His parents never told him about the miscarriage.
Over time this young man’s visions became more real. From his description of Jesus to his talks with God, even a description of Armageddon.
“Over time” may be the operative phrase here: Colton’s father is a pastor, and the details of his son’s vision emerged through their conversations. The tale has now been further packaged by Sarah Palin’s ghostwriter. A December 2010 piece in the Imperial Republican, the Coltons’ local newspaper, has some background (link added):
In an interview this week, Todd Burpo said he has no doubt his son made the heavenly visit.
While Todd, pastor of Imperial’s Crossroads Wesleyan Church, says he and wife Sonja originally weren’t sure about it, he is now.
“I am 100% convinced he was in heaven,” he said.
…He believes God had a part in the encouragement they had from a pastor friend to write the book. That friend, Phil McCallum, made some introductions and introduced them to the right people, Todd said.
It eventually led to the book deal with Thomas Nelson of Nashville, a 200-year-old company that publishes a lot of Christian books.
He worked with author Lynn Vincent, who most recently collaborated with Sarah Palin on her book, “Going Rogue: An American Life.”
Various sites have discussed the book’s content; one Reformed pastor, while not dismissing the entire book, writes that:
In Burpo’s book, I’m especially skeptical as I read the chapter on “The Throne Room of God.” Jesus’ Dad sits in a big chair, with Jesus on his right and the angel Gabriel on his left.

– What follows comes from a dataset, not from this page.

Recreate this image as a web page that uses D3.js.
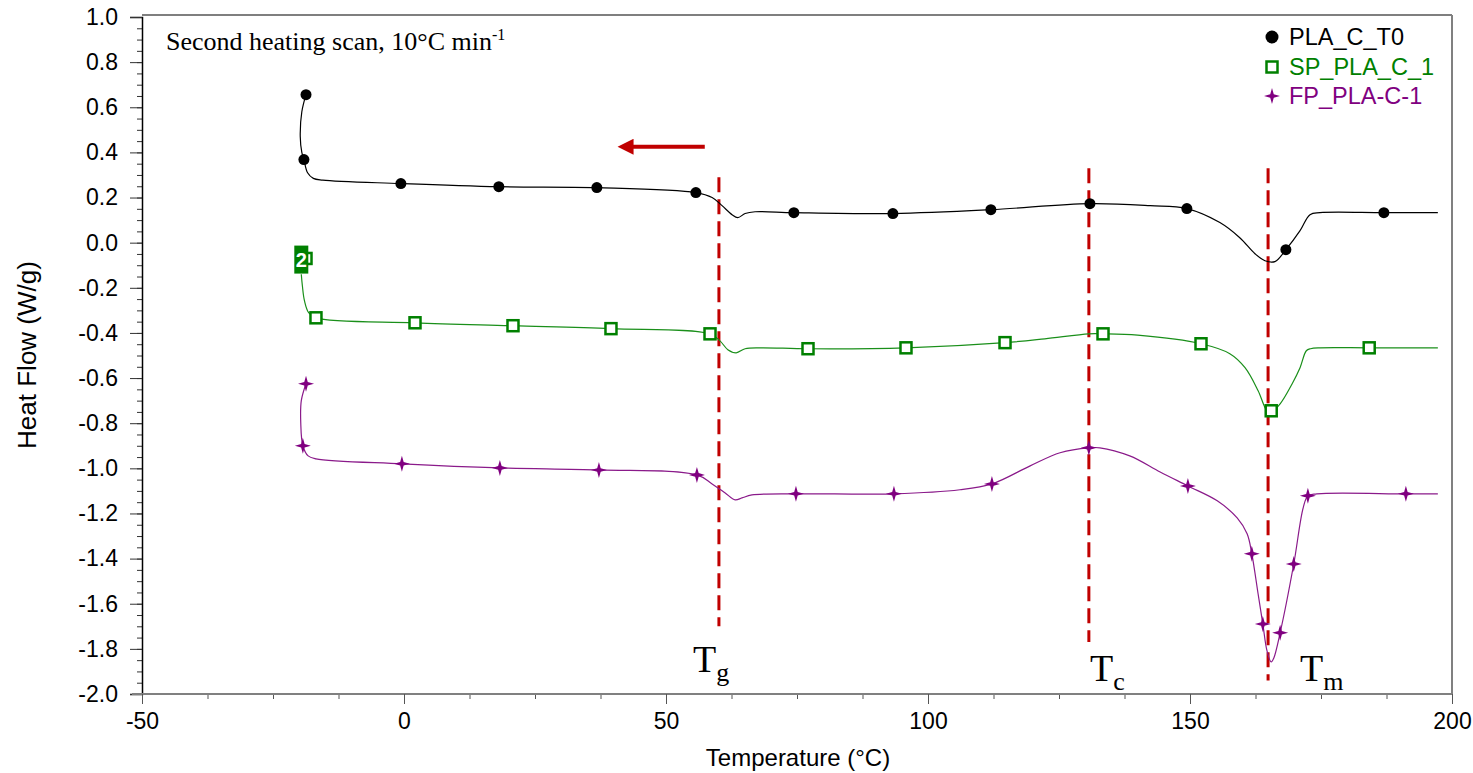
<!DOCTYPE html>
<html>
<head>
<meta charset="utf-8">
<script src="https://cdn.jsdelivr.net/npm/d3@7"></script>
<style>
  body { margin: 0; background: #fff; }
  svg { display: block; }
</style>
</head>
<body>
<div id="chart"></div>
<script>
// Data ---------------------------------------------------------------------------------------------------------------
const seriesNames = ["PLA_C_T0", "SP_PLA_C_1", "FP_PLA-C-1"];

// [temperature (°C), heat flow (W/g)]
const plaCurve = [
  [-18.7, 0.656], [-19.5, 0.58], [-19.8, 0.47], [-19.5, 0.40], [-19.1, 0.368], [-18.4, 0.31], [-17.3, 0.285],
  [-15.5, 0.277], [-0.6, 0.262], [18.1, 0.248], [36.8, 0.244], [55.7, 0.222], [58.8, 0.20], [60.7, 0.164],
  [62.6, 0.124], [63.7, 0.111], [65.1, 0.129], [67, 0.137], [74.4, 0.133], [93.3, 0.129], [112, 0.146],
  [130.9, 0.173], [142.4, 0.164], [149.4, 0.151], [155.7, 0.089], [159.5, 0.022], [162.4, -0.049],
  [164.3, -0.08], [166.2, -0.084], [168.3, -0.031], [171, 0.053], [172.9, 0.124], [174.8, 0.133],
  [187, 0.133], [197.3, 0.133]
];
const plaMarkers = [
  [-18.7, 0.656], [-19.1, 0.368], [-0.6, 0.262], [18.1, 0.248], [36.8, 0.244], [55.7, 0.222], [74.4, 0.133],
  [93.3, 0.129], [112, 0.146], [130.9, 0.173], [149.4, 0.151], [168.3, -0.031], [187, 0.133]
];

const spCurve = [
  [-19.6, -0.14], [-19.4, -0.19], [-19.0, -0.257], [-18.2, -0.31], [-16.8, -0.333], [2.1, -0.355],
  [20.8, -0.368], [39.5, -0.381], [58.4, -0.404], [60.3, -0.435], [61.8, -0.474], [63.4, -0.488],
  [65.1, -0.47], [68, -0.466], [77.1, -0.47], [95.8, -0.466], [114.7, -0.443], [122.3, -0.426],
  [130.7, -0.404], [133.4, -0.404], [140, -0.41], [152.1, -0.448], [157.6, -0.492], [160.5, -0.554],
  [163, -0.656], [164.7, -0.745], [165.5, -0.75], [167.2, -0.714], [169.5, -0.625], [171, -0.554],
  [172.2, -0.479], [173, -0.47], [174.8, -0.466], [184.2, -0.466], [197.3, -0.466]
];
const spMarkers = [
  [-18.7, -0.07], [-16.8, -0.333], [2.1, -0.355], [20.8, -0.368], [39.5, -0.381], [58.4, -0.404],
  [77.1, -0.47], [95.8, -0.466], [114.7, -0.443], [133.4, -0.404], [152.1, -0.448], [165.5, -0.745],
  [184.2, -0.466]
];
// stacked marker label at the start of the green scan
const spStack = { t: -19.6, v: -0.075, label: "2" };

const fpCurve = [
  [-18.7, -0.625], [-19.6, -0.70], [-19.7, -0.80], [-19.3, -0.90], [-18.3, -0.945], [-16.8, -0.958],
  [-0.4, -0.98], [18.3, -0.998], [37.2, -1.007], [55.9, -1.029], [58.8, -1.069], [61.3, -1.109],
  [63.2, -1.14], [64.5, -1.131], [66.4, -1.118], [74.8, -1.113], [93.5, -1.113], [106.1, -1.095],
  [112.2, -1.069], [119.5, -0.989], [125.2, -0.931], [130.7, -0.909], [132.8, -0.909], [138.5, -0.945],
  [144.3, -1.016], [149.6, -1.078], [155.2, -1.144], [159, -1.22], [160.9, -1.29], [161.8, -1.379],
  [163, -1.557], [163.9, -1.69], [164.7, -1.809], [165.5, -1.858], [166, -1.84], [167.2, -1.729],
  [169.8, -1.424], [171.6, -1.175], [172.5, -1.122], [174.2, -1.113], [191.2, -1.113], [197.3, -1.113]
];
const fpMarkers = [
  [-18.7, -0.625], [-19.3, -0.90], [-0.4, -0.98], [18.3, -0.998], [37.2, -1.007], [55.9, -1.029],
  [74.8, -1.113], [93.5, -1.113], [112.2, -1.069], [130.7, -0.909], [149.6, -1.078], [161.8, -1.379],
  [163.9, -1.69], [167.2, -1.729], [169.8, -1.424], [172.5, -1.122], [191.2, -1.113]
];

// transition temperatures marked with dashed lines: [temp, top value, bottom value, main, subscript]
const transitions = [
  [60.1, 0.29, -1.7, "T", "g"],
  [130.7, 0.33, -1.77, "T", "c"],
  [164.9, 0.33, -1.94, "T", "m"]
];

const xTicks = [-50, 0, 50, 100, 150, 200];
const yTicks = [1.0, 0.8, 0.6, 0.4, 0.2, 0.0, -0.2, -0.4, -0.6, -0.8, -1.0, -1.2, -1.4, -1.6, -1.8, -2.0];

// Canvas ---------------------------------------------------------------------------------------------------------
const canvasWidth = 1473;
const canvasHeight = 773;
const plotLeft = 142;
const plotRight = 1452;
const plotTop = 17;
const plotBottom = 694;

const svg = d3.select("#chart")
  .append("svg")
  .attr("width", canvasWidth)
  .attr("height", canvasHeight);

const xScale = d3.scaleLinear().domain([-50, 200]).range([plotLeft, plotRight]);
const yScale = d3.scaleLinear().domain([-2, 1]).range([plotBottom, plotTop]);

const colors = { pla: "#000000", sp: "#008000", fp: "#800080" };
const red = "#c00000";

// Frame -------------------------------------------------------------------------------------------------------------
svg.append("line")
  .attr("x1", plotLeft).attr("x2", plotRight)
  .attr("y1", plotTop - 2).attr("y2", plotTop - 2)
  .attr("stroke", "#000").attr("stroke-width", 1.2);
svg.append("line")
  .attr("x1", plotRight).attr("x2", plotRight)
  .attr("y1", plotTop - 2).attr("y2", plotBottom)
  .attr("stroke", "#808080").attr("stroke-width", 2);

// Axes ----------------------------------------------------------------------------------------------------------------
const axisFont = "Liberation Sans, Arial, sans-serif";

const yMinor = d3.range(-2, 1.0001, 0.05).map(d => +d.toFixed(2));
const yMinorAxis = svg.append("g")
  .attr("transform", "translate(" + plotLeft + ",0)")
  .call(d3.axisLeft(yScale).tickValues(yMinor).tickSize(5).tickFormat(""));
yMinorAxis.select(".domain").remove();
yMinorAxis.selectAll("line").attr("stroke", "#333");

const yAxis = svg.append("g")
  .attr("transform", "translate(" + plotLeft + ",0)")
  .call(d3.axisLeft(yScale).tickValues(yTicks).tickSize(12).tickPadding(12).tickFormat(d3.format(".1f")));
yAxis.select(".domain").attr("stroke", "#000").attr("stroke-width", 1.5);
yAxis.selectAll("line").attr("stroke", "#333");
yAxis.selectAll("text")
  .style("font-family", axisFont)
  .style("font-size", "23px")
  .attr("fill", "#000")
  .text(d => d3.format(".1f")(d).replace("−", "-"));

const xMinor = d3.range(-50, 200.001, 12.5);
const xMinorAxis = svg.append("g")
  .attr("transform", "translate(0," + plotBottom + ")")
  .call(d3.axisBottom(xScale).tickValues(xMinor).tickSize(5).tickFormat(""));
xMinorAxis.select(".domain").remove();
xMinorAxis.selectAll("line").attr("stroke", "#555");

const xAxis = svg.append("g")
  .attr("transform", "translate(0," + plotBottom + ")")
  .call(d3.axisBottom(xScale).tickValues(xTicks).tickSize(10).tickPadding(9).tickFormat(d => String(d)));
xAxis.select(".domain").attr("stroke", "#808080").attr("stroke-width", 2)
  .attr("d", "M" + (plotLeft - 10) + ",0H" + plotRight);
xAxis.selectAll("line").attr("stroke", "#555");
xAxis.selectAll("text")
  .style("font-family", axisFont)
  .style("font-size", "23px")
  .attr("fill", "#000");

svg.append("text")
  .text("Temperature (°C)")
  .attr("x", 798)
  .attr("y", 766)
  .attr("text-anchor", "middle")
  .style("font-family", axisFont)
  .style("font-size", "24px");

svg.append("text")
  .text("Heat Flow (W/g)")
  .attr("transform", "translate(36,355) rotate(-90)")
  .attr("text-anchor", "middle")
  .style("font-family", axisFont)
  .style("font-size", "26px");

// Transition lines ------------------------------------------------------------------------------------------------
transitions.forEach(function(t) {
  svg.append("line")
    .attr("x1", xScale(t[0])).attr("x2", xScale(t[0]))
    .attr("y1", yScale(t[1])).attr("y2", yScale(t[2]))
    .attr("stroke", red)
    .attr("stroke-width", 3)
    .attr("stroke-dasharray", "15,7");
});

// Curves --------------------------------------------------------------------------------------------------------------
const line = d3.line()
  .x(d => xScale(d[0]))
  .y(d => yScale(d[1]))
  .curve(d3.curveCatmullRom.alpha(0.5));

const chartGroup = svg.append("g");

[[plaCurve, colors.pla], [spCurve, "#1a8f1a"], [fpCurve, "#8a1a8a"]].forEach(function(s) {
  chartGroup.append("path")
    .datum(s[0])
    .attr("d", line)
    .attr("fill", "none")
    .attr("stroke", s[1])
    .attr("stroke-width", 1.2);
});

// Markers -------------------------------------------------------------------------------------------------------------
const sparkle = {
  draw: function(context, size) {
    const r = size;
    const w = r * 0.22;
    context.moveTo(0, -r);
    context.lineTo(w, -w);
    context.lineTo(r, 0);
    context.lineTo(w, w);
    context.lineTo(0, r);
    context.lineTo(-w, w);
    context.lineTo(-r, 0);
    context.lineTo(-w, -w);
    context.closePath();
  }
};

function drawCircle(g, x, y, r) {
  g.append("circle").attr("cx", x).attr("cy", y).attr("r", r || 5.5).attr("fill", colors.pla);
}
function drawSquare(g, x, y) {
  g.append("rect").attr("x", x - 5.5).attr("y", y - 5.5).attr("width", 11).attr("height", 11)
    .attr("fill", "#fff").attr("stroke", colors.sp).attr("stroke-width", 2.5);
}
function drawSparkle(g, x, y) {
  g.append("path").attr("d", d3.symbol().type(sparkle).size(8)())
    .attr("transform", "translate(" + x + "," + y + ")")
    .attr("fill", colors.fp);
}

plaMarkers.forEach(d => drawCircle(chartGroup, xScale(d[0]), yScale(d[1])));
spMarkers.forEach(d => drawSquare(chartGroup, xScale(d[0]), yScale(d[1])));
fpMarkers.forEach(d => drawSparkle(chartGroup, xScale(d[0]), yScale(d[1])));

// overlapped-marker badge on the green scan
chartGroup.append("rect")
  .attr("x", xScale(spStack.t) - 7).attr("y", yScale(spStack.v) - 14)
  .attr("width", 14).attr("height", 28)
  .attr("fill", colors.sp);
chartGroup.append("text")
  .text(spStack.label)
  .attr("x", xScale(spStack.t)).attr("y", yScale(spStack.v) + 7)
  .attr("text-anchor", "middle")
  .attr("fill", "#fff")
  .style("font-family", axisFont)
  .style("font-size", "20px")
  .style("font-weight", "bold");

// Annotations --------------------------------------------------------------------------------------------------------
const serif = "Liberation Serif, Times New Roman, serif";

const note = svg.append("text")
  .attr("x", 166).attr("y", 50)
  .style("font-family", serif)
  .style("font-size", "26px");
note.append("tspan").text("Second heating scan, 10°C min");
note.append("tspan").text("-1").attr("dy", -10).style("font-size", "16px");

transitions.forEach(function(t, i) {
  const label = svg.append("text")
    .attr("x", [693, 1090, 1300][i])
    .attr("y", [672, 681, 681][i])
    .style("font-family", serif)
    .style("font-size", "38px");
  label.append("tspan").text(t[3]);
  label.append("tspan").text(t[4]).attr("dy", 9).style("font-size", "26px");
});

// arrow pointing to lower temperature
const defs = svg.append("defs");
defs.append("marker")
  .attr("id", "arrowhead")
  .attr("viewBox", "0 0 10 10")
  .attr("refX", 2).attr("refY", 5)
  .attr("markerWidth", 4.5).attr("markerHeight", 4)
  .attr("orient", "auto")
  .append("path")
  .attr("d", "M0,0 L10,5 L0,10 z")
  .attr("fill", red);
svg.append("line")
  .attr("x1", xScale(57.4)).attr("x2", xScale(43.2))
  .attr("y1", yScale(0.425)).attr("y2", yScale(0.425))
  .attr("stroke", red)
  .attr("stroke-width", 4)
  .attr("marker-end", "url(#arrowhead)");

// Legend ----------------------------------------------------------------------------------------------------------------
const legend = svg.append("g");
const legendY = [37, 67, 96];
const legendColors = [colors.pla, colors.sp, colors.fp];
const legendDraw = [(g, x, y) => drawCircle(g, x, y, 6.5), drawSquare, drawSparkle];
seriesNames.forEach(function(name, i) {
  legendDraw[i](legend, 1272, legendY[i]);
  legend.append("text")
    .text(name)
    .attr("x", 1289)
    .attr("y", legendY[i])
    .attr("dy", "0.36em")
    .attr("fill", legendColors[i])
    .style("font-family", axisFont)
    .style("font-size", "23.5px");
});
</script>
</body>
</html>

The Holy Spirit is a blue light in the throne room, and they brought in a little chair for Colton to sit in. I’m kind of wondering where were the other millions of believers in heaven besides Colton, Pop, and his unborn sister.
However, it’s the apocalyptic message which particularly interests me. In a chapter called “The Coming War”, Todd tells us that he’s “not one of those pastors who camps out on end-times prophecy”, but according to his son:
“there’s going to be a war, and it’s going to destroy this world. Jesus and the angels and the good people are going to fight against Satan and the monsters and the bad people. I saw it.”
…”in heaven, the women and the children got to stand back and watch… But the men, they had to fight. And Dad. I watched you. You have to fight too.
Todd will apparently fight with “a sword or a bow and arrow”. Pondering the Book of Revelation, Todd opines that “maybe we sophisticated grown-ups have tried to make things more complicated than they are” in looking for a symbolic interpretation. Clunkily literalistic readings of the text are in fashion right now: recently there was speculation that the book’s “pale rider” had been caught on camera in Egypt.
This isn’t the first popular book to claim that special revelations given to children offer evidence for Christianity: in the 1920s a Pentecostal missionary working in China named HA Baker claimed that children in a orphanage in Yunnan had experienced a series of visions following an “outpouring of the Holy Spirit”.